Saxophonist and educator David Liebman is a forward-thinking artist whose advanced improvisational style and association with trumpeter Miles Davis in the '70s combined to make him one of the most influential and successful jazz musicians of his generation. Heavily influenced by John Coltrane, Liebman has moved from tenor saxophone to soprano and flute throughout his career and more often than not played in a progressive, post-bop style that touched on fusion and avant-garde jazz.
Born in Brooklyn in 1946, Liebman studied classical piano and saxophone before focusing on jazz — a move he attributes to seeing Coltrane perform live in New York on multiple occasions. He continued his private jazz studies with such artists as Joe Allard, Lennie Tristano and Charles Lloyd while earning a degree in American History from New York University. After graduating, he focused solely on a career in music and quickly became an active leader in the vibrant late '60s "loft" scene in New York City.
After a year with the early fusion ensemble Ten Wheel Drive, Liebman was asked to join former-Coltrane drummer Elvin Jones' band and ultimately appeared on several of Jones' albums in the '70s. This brought him to the attention of trumpeter Miles Davis who hired Liebman from 1970 to 1974. During this period, Liebman toured and recorded with Davis appearing on such albums as 1972's classic On the Corner as well as 1974's Dark Magus and Get Up With It.
Liebman eventually left Davis' band and began working on his own music in various ensembles including The Open Sky Trio with pianist Bob Moses, Lookout Farm with pianist Richie Beirach and guitarist John Abercrombie and his own David Liebman Quintet featuring guitarist John Scofield and Japanese trumpeter Terumasa Hino. This was a fertile, explorative period for Liebman that resulted in a handful of stellar albums including 1974's Drum Ode (ECM), 1975's Lookout Farm (ECM), 1977's Forgotten Fantasies (Timeless), 1978's Omerta (Storyville) and 1979's Doin' It Again (Timeless).
In the early '80s, Liebman formed the cooperative ensemble Quest with pianist Richie Beirach, drummer Billy Hart and bassist George Mraz and later bassist Ron McClure. Beginning with group's self-titled 1981 debut for Palo Alto, Quest has continued to release albums throughout Liebman's career. Also during the '80s, Liebman recorded regularly appearing on myriad albums including Elvin Jones' 1982 album Earth Jones (Palo Alto), 1983's Things We Did Last Summer with trumpeter John McNeil (Steeplechase), 1985's Double Edge with pianist Beirach (Storyville) as well as his own albums including 1985's The Loneliness of the Long Distance Runner (CMP), 1987's Homage to John Coltrane (OWL/EMI), 1988's Trio + One (OWL/EMI) and 1989's The Blessing of Old Long Sound (Newsound).
It was also during the late '80s that Liebman began splitting his time between playing jazz and teaching jazz.

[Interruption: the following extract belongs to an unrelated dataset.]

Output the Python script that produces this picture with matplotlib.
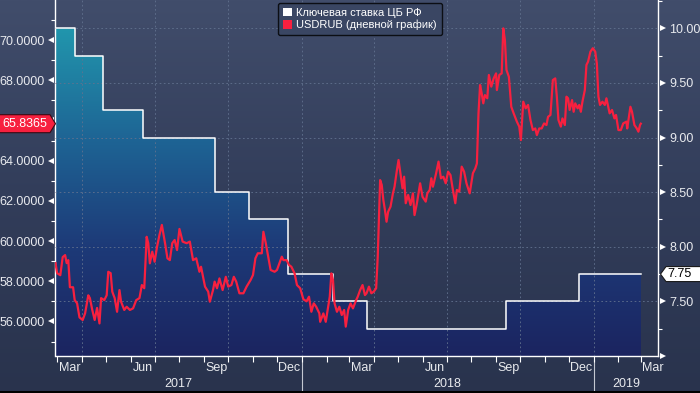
import numpy as np
import pandas as pd
import matplotlib
matplotlib.use('Agg')
import matplotlib.pyplot as plt
import matplotlib.dates as mdates
import matplotlib.transforms as mtrans
from matplotlib.patches import Polygon, Patch, Rectangle
from matplotlib.colors import LinearSegmentedColormap
from matplotlib.ticker import FixedLocator, FuncFormatter, NullFormatter

# ---- data ----
# CBR key rate (announcement dates), last entry = end of series
rate_dates = ['2017-02-27', '2017-03-24', '2017-04-28', '2017-06-16', '2017-09-15',
              '2017-10-27', '2017-12-15', '2018-02-09', '2018-03-23', '2018-09-14',
              '2018-12-14', '2019-03-01']
rates = [10.0, 9.75, 9.25, 9.0, 8.5, 8.25, 7.75, 7.5, 7.25, 7.5, 7.75, 7.75]

# USDRUB: days after 2017-03-01
rub_start = '2017-03-01'
rub_day = [-2, 0, 4, 7, 10, 12, 14, 16, 20, 22,
           25, 28, 32, 35, 39, 41, 44, 47, 50, 53,
           55, 59, 62, 64, 67, 69, 72, 75, 78, 80,
           84, 87, 91, 95, 99, 103, 106, 109, 112, 114,
           116, 119, 122, 125, 128, 131, 135, 138, 141, 144,
           147, 150, 153, 157, 162, 166, 170, 174, 178, 180,
           185, 189, 191, 195, 197, 200, 203, 207, 211, 214,
           218, 221, 224, 228, 233, 237, 242, 245, 248, 251,
           256, 258, 261, 264, 267, 272, 275, 278, 281, 283,
           287, 290, 293, 297, 300, 304, 308, 312, 315, 318,
           321, 324, 328, 329, 333, 336, 339, 341, 343, 345,
           347, 350, 353, 356, 359, 361, 364, 367, 370, 374,
           376, 379, 382, 385, 387, 390, 393, 396, 399, 401,
           404, 406, 408, 410, 412, 414, 417, 420, 422, 425,
           427, 430, 432, 434, 436, 439, 442, 445, 447, 450,
           454, 457, 461, 463, 466, 468, 470, 474, 477, 480,
           483, 486, 489, 492, 495, 498, 500, 503, 506, 509,
           512, 516, 520, 523, 525, 527, 529, 531, 533, 535,
           538, 540, 543, 546, 549, 550, 553, 556, 558, 560,
           562, 565, 568, 571, 575, 578, 580, 583, 586, 589,
           592, 595, 598, 600, 603, 606, 609, 612, 614, 617,
           620, 623, 625, 627, 630, 632, 635, 637, 639, 641,
           644, 646, 648, 651, 653, 655, 657, 660, 662, 664,
           667, 670, 673, 675, 677, 679, 682, 685, 687, 691,
           694, 697, 699, 702, 705, 708, 712, 713, 717, 719,
           722, 725, 727, 729, 730]
rub = [58.9, 58.4, 58.3, 59.2, 59.3, 58.9, 59.05, 57.7, 57.7, 57.06,
       56.9, 56.2, 56.07, 56.4, 57.3, 57.16, 56.57, 56.07, 56.67, 55.9,
       57.16, 57.06, 57.3, 58.47, 58.4, 57.48, 57.16, 56.48, 57.56, 56.98,
       56.57, 56.73, 56.57, 56.65, 57.06, 57.16, 57.81, 57.65, 60.21, 59.89,
       58.89, 59.47, 58.97, 59.72, 60.3, 60.8, 59.89, 59.14, 59.05, 59.89,
       60.05, 59.55, 60.6, 59.97, 59.89, 59.97, 59.05, 59.14, 58.47, 58.72,
       57.73, 57.48, 56.98, 57.56, 57.98, 57.65, 58.14, 57.56, 58.22, 57.73,
       57.81, 58.22, 57.98, 57.4, 57.4, 57.73, 58.06, 58.31, 59.14, 59.39,
       59.39, 60.46, 59.89, 59.22, 58.56, 58.47, 58.56, 58.89, 59.22, 59.05,
       59.05, 58.81, 58.72, 58.39, 57.81, 57.65, 57.1, 57.0, 57.23, 56.48,
       56.9, 56.73, 56.4, 55.98, 56.4, 55.98, 56.73, 57.23, 58.39, 58.06,
       56.9, 56.48, 56.73, 56.32, 56.57, 55.74, 56.57, 56.9, 56.65, 57.06,
       57.23, 57.56, 57.81, 57.31, 57.4, 57.73, 57.4, 57.48, 57.65, 59.22,
       63.03, 62.79, 62.04, 61.54, 60.96, 61.46, 61.71, 62.37, 62.7, 63.53,
       64.03, 63.2, 62.62, 63.2, 61.88, 62.29, 61.79, 62.37, 61.29, 61.88,
       62.87, 62.2, 61.96, 62.37, 62.54, 63.12, 62.7, 63.37, 63.95, 63.12,
       63.2, 62.87, 63.45, 63.28, 62.54, 61.88, 62.54, 62.45, 63.7, 63.45,
       62.87, 62.37, 63.37, 63.61, 63.86, 66.35, 67.76, 67.35, 66.85, 67.26,
       67.1, 68.26, 67.68, 68.09, 68.34, 67.51, 68.26, 68.34, 70.58, 70.0,
       68.51, 68.17, 66.68, 66.35, 65.94, 65.69, 65.02, 66.93, 66.6, 66.77,
       66.02, 65.52, 65.6, 65.27, 65.6, 65.6, 65.85, 65.77, 66.18, 66.27,
       68.01, 68.09, 67.18, 66.02, 65.69, 66.1, 65.77, 67.18, 67.1, 66.52,
       67.01, 66.43, 66.85, 66.6, 66.77, 66.43, 66.93, 67.51, 68.76, 68.92,
       69.42, 69.59, 69.42, 68.84, 67.18, 66.77, 66.93, 66.77, 67.1, 66.35,
       66.52, 66.1, 66.27, 65.52, 65.52, 65.85, 65.94, 65.6, 66.68, 66.43,
       65.77, 65.6, 65.44, 65.77, 65.8365]

legend_labels = ['Ключевая ставка ЦБ РФ', 'USDRUB (дневной график)']
month_names = {3: 'Mar', 6: 'Jun', 9: 'Sep', 12: 'Dec'}
years = [2017, 2018, 2019]
rub_ticks = [56, 58, 60, 62, 64, 66, 68, 70]
rub_minor = [55, 57, 59, 61, 63, 65, 67, 69, 71]
rate_ticks = [7.0, 7.5, 8.0, 8.5, 9.0, 9.5, 10.0]
rate_minor = [7.25, 7.75, 8.25, 8.75, 9.25, 9.75, 10.25]

# ---- style ----
RED = '#f7203f'
TXT = '#e8eaee'
GRID = '#62728f'
FONT = 'Liberation Sans'
W, H = 700, 393
xlim = (pd.Timestamp('2017-02-27'), pd.Timestamp('2019-03-22 12:00'))

fig = plt.figure(figsize=(W / 100, H / 100), dpi=100)

# background gradient
bg = fig.add_axes([0, 0, 1, 1], zorder=-5)
bg.imshow(np.linspace(0, 1, 256).reshape(-1, 1), aspect='auto', origin='upper',
          extent=[0, 1, 0, 1],
          cmap=LinearSegmentedColormap.from_list('bg', ['#414d6b', '#323d5a', '#29334d']))
bg.axis('off')
fig.add_artist(Rectangle((0, 0), 1, 2.5 / H, transform=fig.transFigure,
                         facecolor='black', edgecolor='none', zorder=20))

L, R, B, T = 55.5, 658, 356, 0
ax = fig.add_axes([L / W, (H - B) / H, (R - L) / W, (B - T) / H])
ax.patch.set_visible(False)
ax2 = ax.twinx()

# ---- key rate (step + gradient fill) ----
rd = pd.to_datetime(rate_dates)
poly = ax.fill_between(rd, rates, 6.0, step='post', facecolor='none', lw=0)
fill_cmap = LinearSegmentedColormap.from_list(
    'fill', ['#1b2460', '#1d3a78', '#1e6595', '#2196ad'])
xn = mdates.date2num(list(xlim))
im = ax.imshow(np.linspace(1, 0, 256).reshape(-1, 1), cmap=fill_cmap, aspect='auto',
               origin='upper', extent=[xn[0], xn[1], 7.0, max(rates)], zorder=1)
im.set_clip_path(poly.get_paths()[0], transform=ax.transData)
ax.step(rd, rates, where='post', color='white', lw=1.1, zorder=3)

ax.set_xlim(*xlim)
ax.set_ylim(7.0, 10.259)

# ---- USDRUB ----
rub_dates = pd.Timestamp(rub_start) + pd.to_timedelta(rub_day, unit='D')
ax2.plot(rub_dates, rub, color=RED, lw=1.6, zorder=5)
ax2.set_ylim(54.28, 71.99)
ax2.set_xlim(*xlim)

# ---- axes styling ----
for s in ax2.spines.values():
    s.set_visible(False)
ax.spines['top'].set_visible(False)
for k in ('left', 'right', 'bottom'):
    ax.spines[k].set_color('white')
    ax.spines[k].set_linewidth(1.0)

ax.yaxis.tick_right()
ax2.yaxis.tick_left()

ax.yaxis.set_major_locator(FixedLocator(rate_ticks))
ax.yaxis.set_minor_locator(FixedLocator(rate_minor))
ax.yaxis.set_major_formatter(FuncFormatter(lambda v, p: '' if v <= 7.0 else f'{v:.2f}'))
ax.tick_params(axis='y', which='major', length=0, pad=8, labelsize=9, labelcolor=TXT)
ax.tick_params(axis='y', which='minor', length=3, width=0.8, color='white', direction='out')

# the last-value box covers the tick label next to it
ax2.yaxis.set_major_locator(FixedLocator(rub_ticks))
ax2.yaxis.set_minor_locator(FixedLocator(rub_minor))
ax2.yaxis.set_major_formatter(
    FuncFormatter(lambda v, p: '' if abs(v - rub[-1]) < 0.9 else f'{v:.4f}'))
ax2.tick_params(axis='y', which='major', length=0, pad=8, labelsize=9, labelcolor=TXT)
ax2.tick_params(axis='y', which='minor', length=3, width=0.8, color='white', direction='out')
for a in (ax, ax2):
    for t in a.get_yticklabels():
        t.set_fontfamily(FONT)

ax.xaxis.set_major_locator(mdates.MonthLocator(bymonth=(1, 4, 7, 10)))
ax.xaxis.set_minor_locator(mdates.MonthLocator())
ax.xaxis.set_major_formatter(NullFormatter())
ax.xaxis.set_minor_formatter(NullFormatter())
ax.tick_params(axis='x', which='both', length=4, width=0.8, color='white', direction='out')

ax.set_axisbelow(False)
ax.yaxis.grid(True, which='major', color=GRID, ls=(0, (2, 3)), lw=0.6)
ax.xaxis.grid(True, which='major', color=GRID, ls=(0, (2, 3)), lw=0.6)

# triangular tick markers
px = 1 / 100
tl = mtrans.blended_transform_factory(ax2.transAxes, ax2.transData) + \
    mtrans.ScaledTranslation(-4.5 * px, 0, fig.dpi_scale_trans)
ax2.plot(np.zeros(len(rub_ticks)), rub_ticks, ls='none', marker='<', ms=5,
         color='white', mew=0, transform=tl, clip_on=False)
tr = mtrans.blended_transform_factory(ax.transAxes, ax.transData) + \
    mtrans.ScaledTranslation(5 * px, 0, fig.dpi_scale_trans)
ax.plot(np.ones(len(rate_ticks)), rate_ticks, ls='none', marker='>', ms=5,
        color='white', mew=0, transform=tr, clip_on=False)

# month and year labels
bx = mtrans.blended_transform_factory(ax.transData, ax.transAxes)
for m0 in pd.date_range('2017-03-01', '2019-03-01', freq='MS'):
    if m0.month in month_names:
        mid = m0 + (m0 + pd.offsets.MonthBegin(1) - m0) / 2
        ax.text(mid, -12 / 356, month_names[m0.month], transform=bx, ha='center',
                va='center', fontsize=9, color=TXT, family=FONT)
for y in years:
    a = max(xlim[0], pd.Timestamp(f'{y}-01-01'))
    b = min(xlim[1], pd.Timestamp(f'{y + 1}-01-01'))
    ax.text(a + (b - a) / 2, -28 / 356, str(y), transform=bx, ha='center',
            va='center', fontsize=9, color=TXT, family=FONT)
    if y > years[0]:
        ax.plot([a, a], [-4 / 356, -37 / 356], transform=bx, clip_on=False,
                color='#c4c8d2', lw=0.8)

# ---- legend ----
handles = [Patch(facecolor='white', edgecolor='none'), Patch(facecolor=RED, edgecolor='none')]
leg = fig.legend(handles, legend_labels, loc='upper center',
                 bbox_to_anchor=(360 / W, 1 + 3 / H), frameon=True,
                 fancybox=True, handlelength=0.8, handleheight=0.8, handletextpad=0.4,
                 borderpad=0.45, labelspacing=0.2, prop={'family': FONT, 'size': 8})
fr = leg.get_frame()
fr.set_facecolor('#3a4663')
fr.set_edgecolor('#0c0e14')
fr.set_linewidth(1.0)
fr.set_alpha(1)
for t in leg.get_texts():
    t.set_color('white')

# ---- last value boxes ----
ident = mtrans.IdentityTransform()
yr = ax2.transData.transform((0, rub[-1]))[1]
fig.add_artist(Polygon([(-2, yr - 9), (50, yr - 9), (55.5, yr), (50, yr + 9), (-2, yr + 9)],
                       closed=True, transform=ident, facecolor=RED, edgecolor='#3a0a14',
                       lw=0.8, zorder=10))
fig.text(25, yr, f'{rub[-1]:.4f}', transform=ident, ha='center', va='center',
         fontsize=9, color='white', family=FONT, zorder=11)

yk = ax.transData.transform((0, rates[-1]))[1]
fig.add_artist(Polygon([(660.5, yk), (666, yk - 7.5), (703, yk - 7.5), (703, yk + 7.5),
                        (666, yk + 7.5)], closed=True, transform=ident,
                       facecolor='white', edgecolor='#1a1a1a', lw=0.8, zorder=10))
fig.text(667.5, yk, f'{rates[-1]:.2f}', transform=ident, ha='left', va='center',
         fontsize=9, color='black', family=FONT, zorder=11)

fig.savefig('out.png', dpi=100)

An early clinician at the Jamey Aebersold camps during the '70s, Liebman met such jazz educators as David Baker, Jerry Hearle, Jerry Coker and other early proponents of formal jazz studies. These experiences, as well as seeing firsthand the interest and need for jazz instruction worldwide while on tours in Europe, spurred Liebman to found the International Association of Schools of Jazz (IASJ) in 1989. Throughout the '90s and '00s, Liebman has worked with the IASJ to promote jazz and mentor students. For his work, Liebman has received several awards in the field of jazz education including being named a National Endowment for the Arts Jazz Master for 2011.
While retaining a strong focus on jazz education, Liebman remains a vital, creative force on the jazz scene and performs and records regularly. In 2010, he released the big band album Live: As Always and appeared as a featured guest on The Bickel-Marks Group with David Liebman.